# Information shown:
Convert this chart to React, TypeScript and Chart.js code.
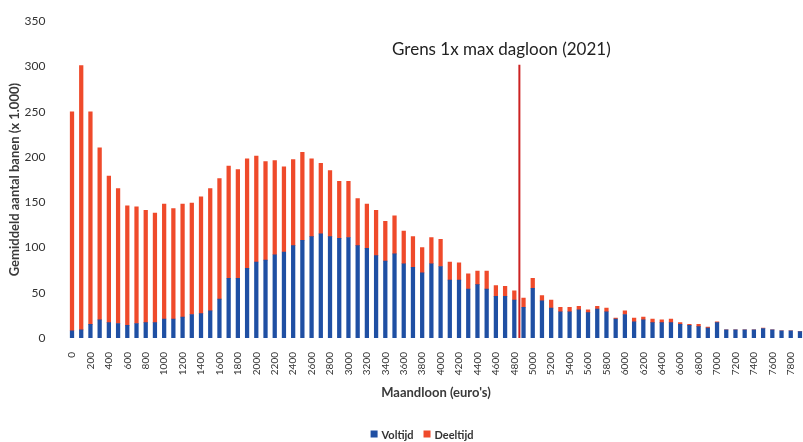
import { useEffect, useRef } from 'react';
import { Chart, registerables } from 'chart.js';

Chart.register(...registerables);

// Maandloon categories (euro's), one bar per 100 euro
const categories = [
  0, 100, 200, 300, 400, 500, 600, 700, 800, 900,
  1000, 1100, 1200, 1300, 1400, 1500, 1600, 1700, 1800, 1900,
  2000, 2100, 2200, 2300, 2400, 2500, 2600, 2700, 2800, 2900,
  3000, 3100, 3200, 3300, 3400, 3500, 3600, 3700, 3800, 3900,
  4000, 4100, 4200, 4300, 4400, 4500, 4600, 4700, 4800, 4900,
  5000, 5100, 5200, 5300, 5400, 5500, 5600, 5700, 5800, 5900,
  6000, 6100, 6200, 6300, 6400, 6500, 6600, 6700, 6800, 6900,
  7000, 7100, 7200, 7300, 7400, 7500, 7600, 7700, 7800, 7900,
];

// Gemiddeld aantal banen (x 1.000)
const voltijd = [
  8, 9, 15, 20, 17, 16, 14, 16, 17, 17,
  21, 21, 23, 26, 27, 30, 43, 66, 66, 77,
  84, 86, 92, 95, 102, 108, 112, 115, 112, 110,
  111, 102, 99, 91, 85, 93, 82, 78, 72, 82,
  79, 64, 64, 54, 59, 54, 46, 46, 42, 34,
  55, 41, 33, 29, 29, 31, 28, 32, 29, 21,
  26, 18, 20, 17, 17, 17, 15, 14, 12.5, 11,
  17, 9, 9, 9, 9, 10.5, 9, 8, 8, 7,
];

const deeltijd = [
  242, 292, 235, 190, 162, 149, 132, 129, 124, 121,
  127, 122, 125, 123, 129, 135, 133, 124, 120, 121,
  117, 109, 104, 94, 95, 97, 86, 78, 73, 63,
  62, 52, 49, 50, 44, 42, 36, 34, 28, 29,
  30, 20, 19, 17, 15, 20, 12, 11, 10, 10,
  11, 6, 9, 5, 5, 4, 3, 3, 4, 1,
  4, 4, 3, 4, 3, 4, 2, 1, 2.5, 1,
  1, 0, 0, 0, 0, 0.5, 0, 0, 0, 0,
];

const yTicks = [0, 50, 100, 150, 200, 250, 300, 350];

const seriesNames = ['Voltijd', 'Deeltijd'];
const grensLoon = 4855;
const grensTop = 302;
const grensLabel = 'Grens 1x max dagloon (2021)';

const BLUE = '#1f4fa3';
const RED = '#ef4a2b';
const LINE = '#cc2222';
const FONT = 'Lato';

const overlay = {
  id: 'overlay',
  afterDatasetsDraw(chart: any) {
    const { ctx, scales } = chart;
    const x = scales.x;
    const y = scales.y;
    let idx = 0;
    for (let i = 0; i < categories.length - 1; i++) {
      if (categories[i] <= grensLoon && grensLoon < categories[i + 1]) {
        idx = i + (grensLoon - categories[i]) / (categories[i + 1] - categories[i]);
        break;
      }
    }
    const px = x.getPixelForValue(idx);
    const yTop = y.getPixelForValue(grensTop);
    const yBot = y.getPixelForValue(0);
    ctx.save();
    ctx.strokeStyle = LINE;
    ctx.lineWidth = 2;
    ctx.beginPath();
    ctx.moveTo(px, yTop);
    ctx.lineTo(px, yBot);
    ctx.stroke();
    ctx.fillStyle = '#222';
    ctx.font = `17px ${FONT}`;
    ctx.textAlign = 'center';
    ctx.textBaseline = 'middle';
    ctx.fillText(grensLabel, px - 18, yTop - 15);

    // legend
    ctx.font = `bold 11px ${FONT}`;
    ctx.textAlign = 'left';
    const sq = 7;
    const gap = 4;
    const itemGap = 10;
    const colors = [BLUE, RED];
    const widths = seriesNames.map((n) => sq + gap + ctx.measureText(n).width);
    const total = widths.reduce((a, b) => a + b, 0) + itemGap * (seriesNames.length - 1);
    let lx = 422 - total / 2;
    const ly = 434;
    seriesNames.forEach((n, i) => {
      ctx.fillStyle = colors[i];
      ctx.fillRect(lx, ly - sq / 2, sq, sq);
      ctx.fillStyle = '#333';
      ctx.fillText(n, lx + sq + gap, ly + 1);
      lx += widths[i] + itemGap;
    });
    ctx.restore();
  },
};

export default function App() {
  const ref = useRef<HTMLCanvasElement>(null);
  useEffect(() => {
    document.body.style.overflow = 'hidden';
    document.documentElement.style.overflow = 'hidden';
    Chart.defaults.font.family = FONT;
    const chart = new Chart(ref.current!, {
      type: 'bar',
      data: {
        labels: categories.map(String),
        datasets: [
          { label: seriesNames[0], data: voltijd, backgroundColor: BLUE, barThickness: 3.6, stack: 's' },
          { label: seriesNames[1], data: deeltijd, backgroundColor: RED, barThickness: 3.6, stack: 's' },
        ],
      },
      options: {
        responsive: false,
        animation: false,
        layout: { padding: { top: 20, right: 5, bottom: 30, left: 0 } },
        plugins: { legend: { display: false }, tooltip: { enabled: false } },
        scales: {
          x: {
            stacked: true,
            grid: { display: false },
            border: { display: false },
            ticks: {
              autoSkip: false,
              minRotation: 90,
              maxRotation: 90,
              padding: 6,
              font: { size: 10 },
              color: '#333',
              callback: (_v: any, i: number) => (i % 2 === 0 ? String(categories[i]) : ''),
            },
            title: {
              display: true,
              text: "Maandloon (euro's)",
              font: { size: 13, weight: 'bold' },
              color: '#3a3a3a',
              padding: { top: 0, bottom: 11 },
            },
            afterFit: (s: any) => {
              s.height = 74;
            },
          },
          y: {
            stacked: true,
            min: 0,
            max: 350,
            grid: { display: false },
            border: { display: false },
            afterBuildTicks: (s: any) => {
              s.ticks = yTicks.map((v) => ({ value: v }));
            },
            ticks: { padding: 14, font: { size: 12 }, color: '#333' },
            title: {
              display: true,
              text: 'Gemiddeld aantal banen (x 1.000)',
              font: { size: 13, weight: 'bold' },
              color: '#3a3a3a',
              padding: { top: 7, bottom: 0 },
            },
            afterFit: (s: any) => {
              s.width = 67.4;
            },
          },
        },
      } as any,
      plugins: [overlay],
    });
    return () => chart.destroy();
  }, []);
  return (
    <div style={{ position: 'fixed', left: 0, top: 0, width: 818, height: 442 }}>
      <canvas ref={ref} width={818} height={442} style={{ display: 'block', width: 818, height: 442 }} />
    </div>
  );
}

# Work to complete:
Reproduce the data verbatim. Do not carry any picture into the copy.

# Solution to this exercise:
Convert this chart to React, TypeScript and Chart.js code.
import { useEffect, useRef } from 'react';
import { Chart, registerables } from 'chart.js';

Chart.register(...registerables);

// Maandloon categories (euro's), one bar per 100 euro
const categories = [
  0, 100, 200, 300, 400, 500, 600, 700, 800, 900,
  1000, 1100, 1200, 1300, 1400, 1500, 1600, 1700, 1800, 1900,
  2000, 2100, 2200, 2300, 2400, 2500, 2600, 2700, 2800, 2900,
  3000, 3100, 3200, 3300, 3400, 3500, 3600, 3700, 3800, 3900,
  4000, 4100, 4200, 4300, 4400, 4500, 4600, 4700, 4800, 4900,
  5000, 5100, 5200, 5300, 5400, 5500, 5600, 5700, 5800, 5900,
  6000, 6100, 6200, 6300, 6400, 6500, 6600, 6700, 6800, 6900,
  7000, 7100, 7200, 7300, 7400, 7500, 7600, 7700, 7800, 7900,
];

// Gemiddeld aantal banen (x 1.000)
const voltijd = [
  8, 9, 15, 20, 17, 16, 14, 16, 17, 17,
  21, 21, 23, 26, 27, 30, 43, 66, 66, 77,
  84, 86, 92, 95, 102, 108, 112, 115, 112, 110,
  111, 102, 99, 91, 85, 93, 82, 78, 72, 82,
  79, 64, 64, 54, 59, 54, 46, 46, 42, 34,
  55, 41, 33, 29, 29, 31, 28, 32, 29, 21,
  26, 18, 20, 17, 17, 17, 15, 14, 12.5, 11,
  17, 9, 9, 9, 9, 10.5, 9, 8, 8, 7,
];

const deeltijd = [
  242, 292, 235, 190, 162, 149, 132, 129, 124, 121,
  127, 122, 125, 123, 129, 135, 133, 124, 120, 121,
  117, 109, 104, 94, 95, 97, 86, 78, 73, 63,
  62, 52, 49, 50, 44, 42, 36, 34, 28, 29,
  30, 20, 19, 17, 15, 20, 12, 11, 10, 10,
  11, 6, 9, 5, 5, 4, 3, 3, 4, 1,
  4, 4, 3, 4, 3, 4, 2, 1, 2.5, 1,
  1, 0, 0, 0, 0, 0.5, 0, 0, 0, 0,
];

const yTicks = [0, 50, 100, 150, 200, 250, 300, 350];

const seriesNames = ['Voltijd', 'Deeltijd'];
const grensLoon = 4855;
const grensTop = 302;
const grensLabel = 'Grens 1x max dagloon (2021)';

const BLUE = '#1f4fa3';
const RED = '#ef4a2b';
const LINE = '#cc2222';
const FONT = 'Lato';

const overlay = {
  id: 'overlay',
  afterDatasetsDraw(chart: any) {
    const { ctx, scales } = chart;
    const x = scales.x;
    const y = scales.y;
    let idx = 0;
    for (let i = 0; i < categories.length - 1; i++) {
      if (categories[i] <= grensLoon && grensLoon < categories[i + 1]) {
        idx = i + (grensLoon - categories[i]) / (categories[i + 1] - categories[i]);
        break;
      }
    }
    const px = x.getPixelForValue(idx);
    const yTop = y.getPixelForValue(grensTop);
    const yBot = y.getPixelForValue(0);
    ctx.save();
    ctx.strokeStyle = LINE;
    ctx.lineWidth = 2;
    ctx.beginPath();
    ctx.moveTo(px, yTop);
    ctx.lineTo(px, yBot);
    ctx.stroke();
    ctx.fillStyle = '#222';
    ctx.font = `17px ${FONT}`;
    ctx.textAlign = 'center';
    ctx.textBaseline = 'middle';
    ctx.fillText(grensLabel, px - 18, yTop - 15);

    // legend
    ctx.font = `bold 11px ${FONT}`;
    ctx.textAlign = 'left';
    const sq = 7;
    const gap = 4;
    const itemGap = 10;
    const colors = [BLUE, RED];
    const widths = seriesNames.map((n) => sq + gap + ctx.measureText(n).width);
    const total = widths.reduce((a, b) => a + b, 0) + itemGap * (seriesNames.length - 1);
    let lx = 422 - total / 2;
    const ly = 434;
    seriesNames.forEach((n, i) => {
      ctx.fillStyle = colors[i];
      ctx.fillRect(lx, ly - sq / 2, sq, sq);
      ctx.fillStyle = '#333';
      ctx.fillText(n, lx + sq + gap, ly + 1);
      lx += widths[i] + itemGap;
    });
    ctx.restore();
  },
};

export default function App() {
  const ref = useRef<HTMLCanvasElement>(null);
  useEffect(() => {
    document.body.style.overflow = 'hidden';
    document.documentElement.style.overflow = 'hidden';
    Chart.defaults.font.family = FONT;
    const chart = new Chart(ref.current!, {
      type: 'bar',
      data: {
        labels: categories.map(String),
        datasets: [
          { label: seriesNames[0], data: voltijd, backgroundColor: BLUE, barThickness: 3.6, stack: 's' },
          { label: seriesNames[1], data: deeltijd, backgroundColor: RED, barThickness: 3.6, stack: 's' },
        ],
      },
      options: {
        responsive: false,
        animation: false,
        layout: { padding: { top: 20, right: 5, bottom: 30, left: 0 } },
        plugins: { legend: { display: false }, tooltip: { enabled: false } },
        scales: {
          x: {
            stacked: true,
            grid: { display: false },
            border: { display: false },
            ticks: {
              autoSkip: false,
              minRotation: 90,
              maxRotation: 90,
              padding: 6,
              font: { size: 10 },
              color: '#333',
              callback: (_v: any, i: number) => (i % 2 === 0 ? String(categories[i]) : ''),
            },
            title: {
              display: true,
              text: "Maandloon (euro's)",
              font: { size: 13, weight: 'bold' },
              color: '#3a3a3a',
              padding: { top: 0, bottom: 11 },
            },
            afterFit: (s: any) => {
              s.height = 74;
            },
          },
          y: {
            stacked: true,
            min: 0,
            max: 350,
            grid: { display: false },
            border: { display: false },
            afterBuildTicks: (s: any) => {
              s.ticks = yTicks.map((v) => ({ value: v }));
            },
            ticks: { padding: 14, font: { size: 12 }, color: '#333' },
            title: {
              display: true,
              text: 'Gemiddeld aantal banen (x 1.000)',
              font: { size: 13, weight: 'bold' },
              color: '#3a3a3a',
              padding: { top: 7, bottom: 0 },
            },
            afterFit: (s: any) => {
              s.width = 67.4;
            },
          },
        },
      } as any,
      plugins: [overlay],
    });
    return () => chart.destroy();
  }, []);
  return (
    <div style={{ position: 'fixed', left: 0, top: 0, width: 818, height: 442 }}>
      <canvas ref={ref} width={818} height={442} style={{ display: 'block', width: 818, height: 442 }} />
    </div>
  );
}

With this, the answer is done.